Does it all come together? It depends on what one feels about Dopud as Nash. Dopud is game for the role, but his character feels so tired that he tires out the viewer. He is doing battle with a terrorist network known as Necromancers, who quite literally see themselves as trying to communicate with and raise the “dead” (Connected) and release them from what they perceive to be their virtual reality caskets.

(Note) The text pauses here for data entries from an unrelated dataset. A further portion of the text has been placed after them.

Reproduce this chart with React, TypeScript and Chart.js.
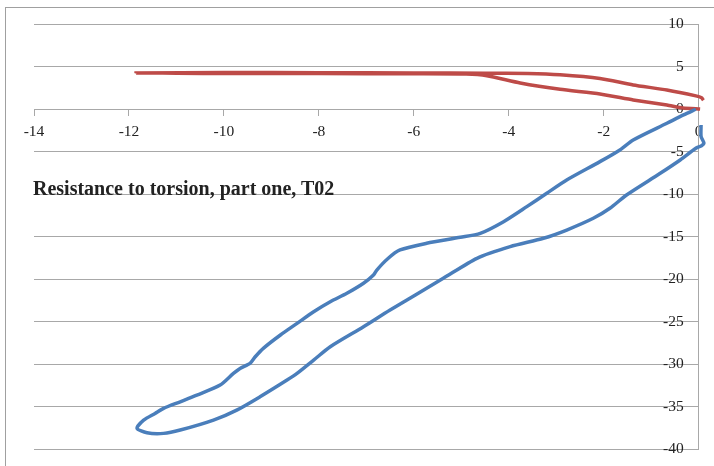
import React, { useEffect, useRef } from "react";
import { Chart, registerables } from "chart.js";

Chart.register(...registerables);

const TITLE = "Resistance to torsion, part one, T02";

const X_MIN = -14;
const X_MAX = 0;
const X_STEP = 2;
const Y_MIN = -40;
const Y_MAX = 10;
const Y_STEP = 5;

const redX = [0.03, -0.33, -0.67, -1.38, -2.08, -2.92, -3.76, -4.46, -4.9, -6, -8, -10, -11.85,
  -10, -8, -6, -4.5, -3.6, -2.92, -2.08, -1.38, -0.67, -0.06, 0.06, 0.1];
const redY = [0.02, 0.15, 0.5, 1.1, 1.8, 2.35, 3.1, 3.95, 4.15, 4.18, 4.2, 4.22, 4.28,
  4.32, 4.3, 4.28, 4.25, 4.2, 4.05, 3.62, 2.86, 2.27, 1.57, 1.35, 1.05];

const blueX = [-0.06, -0.32, -0.67, -1.38, -1.66, -2.08, -2.78, -3.2, -3.62, -4.11, -4.6, -5.02,
  -5.73, -6.29, -6.55, -6.78, -6.85, -7.06, -7.41, -7.76, -8.11, -8.46, -8.81, -9.17, -9.34,
  -9.45, -9.66, -9.8, -10.08, -10.57, -10.92, -11.27, -11.45, -11.69, -11.83, -11.62, -11.27,
  -10.92, -10.22, -9.73, -9.24, -8.67, -8.46, -8.11, -7.76, -7.06, -6.5, -5.38, -4.67, -3.97,
  -3.27, -2.78, -2.22, -1.87, -1.52, -0.81, -0.39, -0.06, 0.06, 0.11, 0.05, 0.05];
const blueY = [0, -0.67, -1.65, -3.62, -4.79, -6.17, -8.33, -9.89, -11.47, -13.24, -14.61, -15.08,
  -15.78, -16.57, -17.6, -18.93, -19.52, -20.49, -21.67, -22.66, -23.84, -25.21, -26.58, -28.15,
  -29.14, -29.92, -30.51, -31.1, -32.47, -33.65, -34.44, -35.22, -35.81, -36.6, -37.57, -38.09,
  -38.16, -37.77, -36.6, -35.42, -33.85, -31.88, -31.1, -29.53, -27.96, -25.61, -23.64, -19.91,
  -17.55, -16.18, -15.19, -14.22, -12.84, -11.66, -10.09, -7.54, -5.97, -4.6, -4.3, -4.0, -3.2, -1.85];

const toPoints = (xs: number[], ys: number[]) => xs.map((x, i) => ({ x, y: ys[i] }));

const FONT = "'Liberation Serif', 'Times New Roman', serif";
const GRID = "#a8a8a8";
const TEXT = "#222222";

export default function App() {
  const canvasRef = useRef<HTMLCanvasElement | null>(null);

  useEffect(() => {
    if (!canvasRef.current) return;
    const chart = new Chart(canvasRef.current, {
      type: "scatter",
      data: {
        datasets: [
          {
            label: "Series 1",
            data: toPoints(blueX, blueY),
            showLine: true,
            borderColor: "#4A7EBB",
            backgroundColor: "#4A7EBB",
            borderWidth: 3.5,
            pointRadius: 0,
            tension: 0.25,
            clip: false,
          } as any,
          {
            label: "Series 2",
            data: toPoints(redX, redY),
            showLine: true,
            borderColor: "#BE4B48",
            backgroundColor: "#BE4B48",
            borderWidth: 3.5,
            pointRadius: 0,
            tension: 0.2,
            clip: false,
          } as any,
        ],
      },
      options: {
        animation: false,
        responsive: false,
        maintainAspectRatio: false,
        layout: { padding: { left: 34, right: 15.3, top: 24.3, bottom: 17 } },
        plugins: { legend: { display: false }, tooltip: { enabled: false } },
        scales: {
          x: {
            type: "linear",
            position: { y: 0 } as any,
            min: X_MIN,
            max: X_MAX,
            afterFit: (s: any) => { s.height = 0; },
            ticks: {
              stepSize: X_STEP,
              color: TEXT,
              font: { family: FONT, size: 15.5 },
              padding: 7,
              maxRotation: 0,
            },
            grid: { drawOnChartArea: false, drawTicks: true, tickLength: 6, color: GRID },
            border: { display: true, color: GRID, width: 1 },
          },
          y: {
            type: "linear",
            position: "right",
            min: Y_MIN,
            max: Y_MAX,
            afterFit: (s: any) => { s.width = 0; },
            ticks: {
              stepSize: Y_STEP,
              color: TEXT,
              font: { family: FONT, size: 15.5 },
              mirror: true,
              padding: -15,
            },
            grid: { drawOnChartArea: true, drawTicks: false, color: GRID },
            border: { display: true, color: GRID, width: 1 },
          },
        },
      },
    });
    return () => chart.destroy();
  }, []);

  return (
    <div style={{ position: "fixed", left: 0, top: 0, width: 714, height: 466, background: "#fff", overflow: "hidden" }}>
      <div style={{ position: "absolute", left: 5, top: 7, width: 800, height: 600, border: "1px solid #a0a0a0", boxSizing: "border-box" }} />
      <canvas ref={canvasRef} width={714} height={466} style={{ position: "absolute", left: 0, top: 0, width: 714, height: 466 }} />
      <div style={{ position: "absolute", left: 33, top: 176, fontFamily: FONT, fontWeight: "bold", fontSize: 20, color: TEXT, whiteSpace: "nowrap", lineHeight: "24px" }}>
        {TITLE}
      </div>
    </div>
  );
}
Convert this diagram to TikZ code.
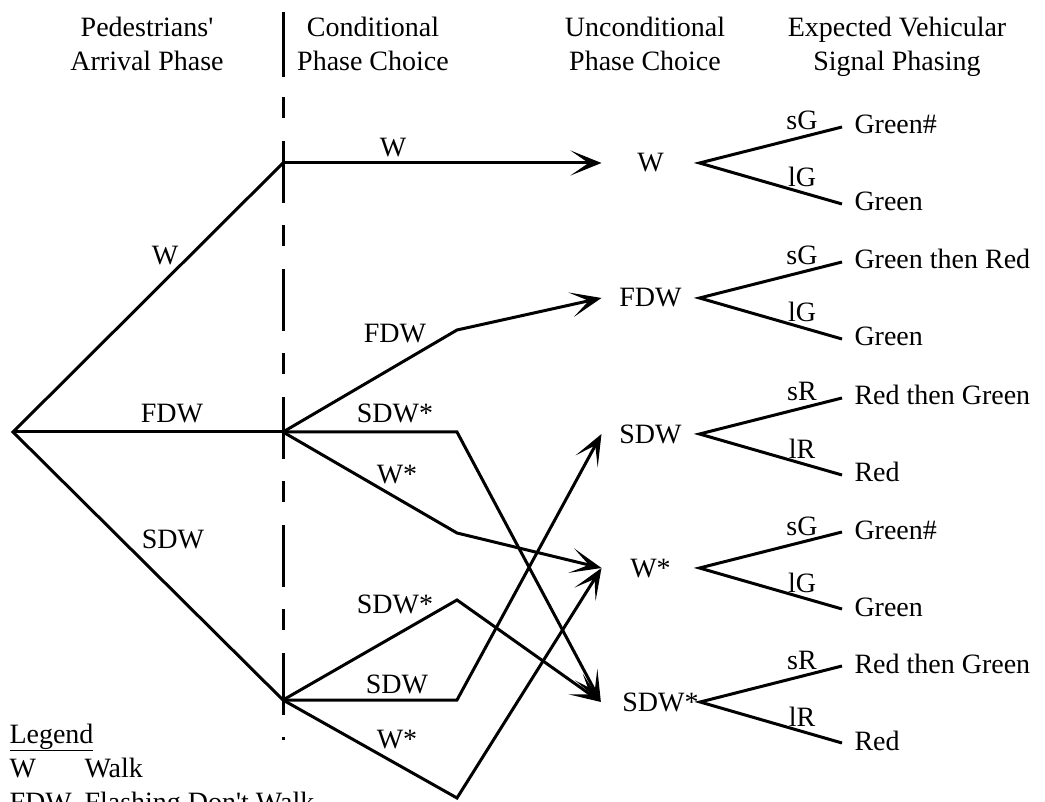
\documentclass[tikz,border=0pt]{standalone}
\usepackage{fontspec}
\setmainfont{Liberation Serif}
\usepackage{tikz}
\usetikzlibrary{arrows.meta}

\begin{document}
\begin{tikzpicture}[x=1pt,y=-1pt,line width=3pt,
    every node/.style={font=\fontsize{28}{34}\selectfont},
    lbl/.style={anchor=base,inner sep=0pt},
    head/.style={anchor=base,align=center,inner sep=0pt},
    phase/.style={minimum width=95pt,inner sep=0pt,text height=18pt,text depth=0pt},
    outcome/.style={anchor=west,inner xsep=11pt,inner ysep=0pt,text height=18pt,text depth=4pt},
    arr/.style={-{Stealth[length=31pt,width=25pt,inset=18pt]}}]
    \useasboundingbox (0,0) rectangle (1045,802);

    % headers
    \node[head] (hArr) at (147,71) {Pedestrians\textquotesingle\\Arrival Phase};
    \node[head] (hCond) at (373,71) {Conditional\\Phase Choice};
    \node[head] (hUnc) at (645,71) {Unconditional\\Phase Choice};
    \node[head] (hExp) at (897,71) {Expected Vehicular\\Signal Phasing};
    \draw (283,12) -- (283,77);
    \draw[dash pattern=on 21pt off 23pt on 62pt off 22pt] (283,97) -- (283,740);

    % arrival phase
    \coordinate (root) at (13,432);
    \coordinate (cW) at (283,163);
    \coordinate (cF) at (283,432);
    \coordinate (cS) at (283,700);
    \draw (cW) -- (root) -- (cS);
    \draw (root) -- (cF);
    \node[lbl] (aW) at (165,265) {W};
    \node[lbl] (aF) at (172,423) {FDW};
    \node[lbl] (aS) at (173,548) {SDW};

    % unconditional phase and signal phasing
    \foreach \nm/\ph/\yy/\dx/\ua/\la/\ta/\tb in {uW/W/163/0/sG/lG/Green\#/Green,
        uF/FDW/298/0/sG/lG/Green then Red/Green,
        uS/SDW/434/0/sR/lR/Red then Green/Red,
        uWs/W*/568/0/sG/lG/Green\#/Green,
        uSs/SDW*/702/20/sR/lR/Red then Green/Red}{
        \node[phase] (\nm) at (650.5,\yy) {\hspace*{\dx pt}\ph};
        \node[outcome] (\nm-up) at (842,\yy-36) {\ta};
        \node[outcome] (\nm-dn) at (842,\yy+41) {\tb};
        \draw (\nm-up.west) -- (\nm.east) -- (\nm-dn.west);
        \node[lbl] (\nm-s) at (802,\yy-33) {\ua};
        \node[lbl] (\nm-l) at (802,\yy+24) {\la};
    }

    % conditional phase choice
    \coordinate (kF1) at (457,330);
    \coordinate (kF2) at (457,432);
    \coordinate (kF3) at (457,533);
    \coordinate (kS1) at (457,600);
    \coordinate (kS2) at (457,700);
    \coordinate (kS3) at (457,798);
    \draw[arr] (cW) -- (uW.west);
    \draw[arr] (cF) -- (kF1) -- (uF.west);
    \draw[arr] (cF) -- (kF2) -- (uSs.west);
    \draw[arr] (cF) -- (kF3) -- (uWs.west);
    \draw[arr] (cS) -- (kS1) -- (uSs.west);
    \draw[arr] (cS) -- (kS2) -- (uS.west);
    \draw[arr] (cS) -- (kS3) -- (uWs.west);
    \node[lbl] (bW) at (393,157) {W};
    \node[lbl] (bF) at (395,343) {FDW};
    \node[lbl] (bFs) at (395,423) {SDW*};
    \node[lbl] (bFw) at (397,483) {W*};
    \node[lbl] (bSs) at (395,613) {SDW*};
    \node[lbl] (bS) at (397,693) {SDW};
    \node[lbl] (bSw) at (397,748) {W*};

    % legend
    \node[anchor=base west,inner sep=0pt] (lgd) at (8,743) {\underline{Legend}};
    \node[anchor=base west,inner sep=0pt] (lgW) at (8,777) {W};
    \node[anchor=base west,inner sep=0pt] (lgWt) at (83,777) {Walk};
    \node[anchor=base west,inner sep=0pt] (lgF) at (8,811) {FDW};
    \node[anchor=base west,inner sep=0pt] (lgFt) at (83,811) {Flashing Don\textquotesingle t Walk};
\end{tikzpicture}
\end{document}
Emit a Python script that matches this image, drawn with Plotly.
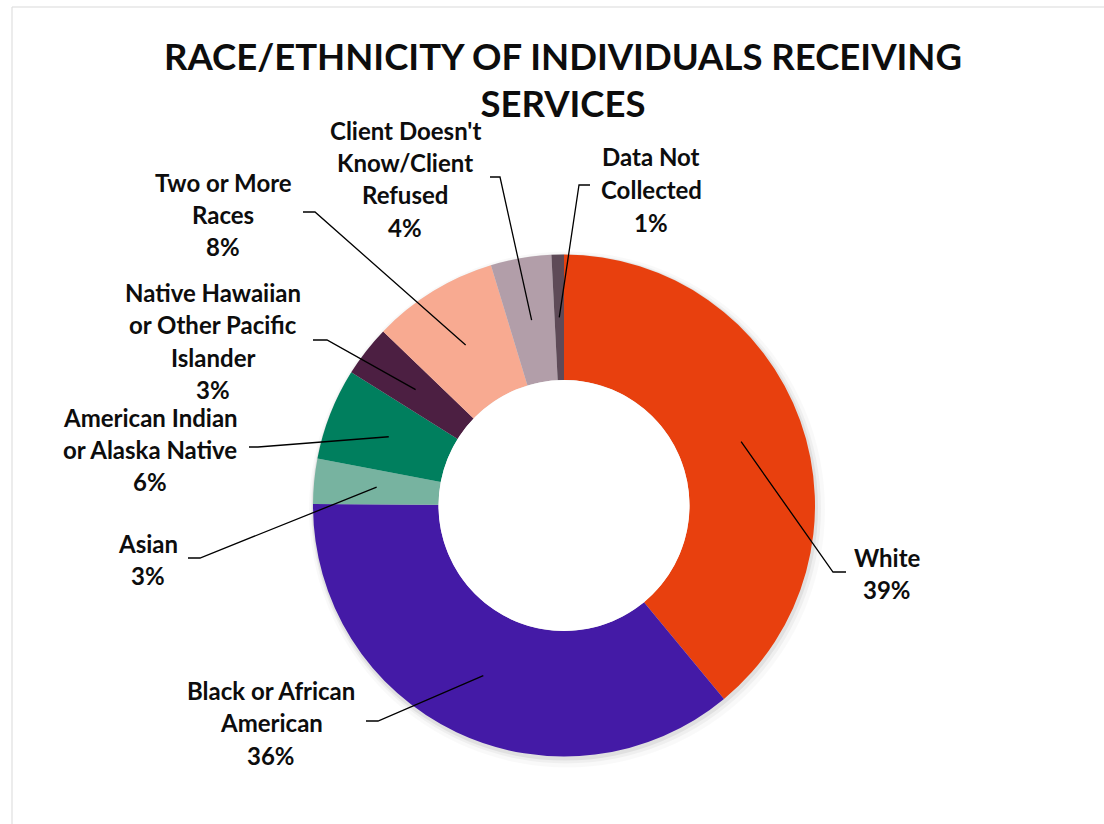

It is noted repeatedly that the majority of Neo-Paris has willingly chosen to enter into the Verses though, so there is a kind of melancholic and almost submissive vibe to the entire situation that does not quite mesh with the steady action. Dopud’s Nash is something of a passive figure, being used by this group or that, and the viewer can empathize with his frustration over that but not much else, strangely. In a Noir, one expects the characters to exist in shades of gray, but here the tone feels off and the decent ideas it does have don’t feel that thought out.
This lack of energy (kind of tied to Nash) leaves a spotlight on the fighting and shootout scenes. But while Nash explains at one point that the brain regards stimuli real or manufactured in the same way, it is never made clear that dying in the Verses world has any real consequences for the user (it is not clear how the computer virus terrorist attack worked, for example), so there is no reason to invest in the danger the users face while connected (and the audience spends a good portion of the movie there).
Perhaps this lends further credence to the suspicion that Duvert has a more subversive message than the ending implies, but 2047: Virtual Revolution, despite its premise, seems interested in surface-level philosophizing only. Alas, when Duvert so blatantly invokes Blade Runner as an inspiration for his film’s aesthetic, he is clearly asking for comparison. Nash’s overly explained rationale for his choice at the end suggests Duvert felt his visual narrative was not enough and he needed to hammer a point home.
While 2047: Virtual Revolution is not just dumb Action/Sci-Fi, it does not hit the right notes as a meditation on the themes it overtly wants to explore and as an Action film, it does not do much to stand out. As a result, it never quite feels like it does more than merely use the complex themes it is so enamored with as window-dressing for that standard Sci-Fi Action. For these reasons, CrypticRock.com gives 2047: Virtual Revolution 2.5 out of 5 stars.
There’s an exposition dump early on where Nash’s contact, Dina, explains to Nash (i.e., the audience) how the world works: the corporation is paid by the subscribers to their ‘verses, the government pays UBI to the citizens and the corporation pay taxes to the government. And Dina’s explanation of how the government can afford to pay UBI to a citizenry of 24/7 gamers is Dupert’s critique of the world. I think that conversation is the philosophical basis of the movie, and everything that happens thereafter is explained by it, most especially the ending. I can’t really say why without spoiling the movie, so I won’t. You are right, there are some unasked and unanswered questions raised by “Virtual Revolution.” For example if, as Dina says in that exposition dump, most of the Connected die at or before age 40 because no medical care, overweight, and no personal life (hence no babies being made) doesn’t that mean that society is facing a massive population crash? I mean, genocidal levels. But that issue is neither mentioned nor confronted.
Anyway, good review, you were alert to the fact that the movie was working on underlying issues and wasn’t the Blade Runner/gamer movie it looked like superficially. Enjoyed it!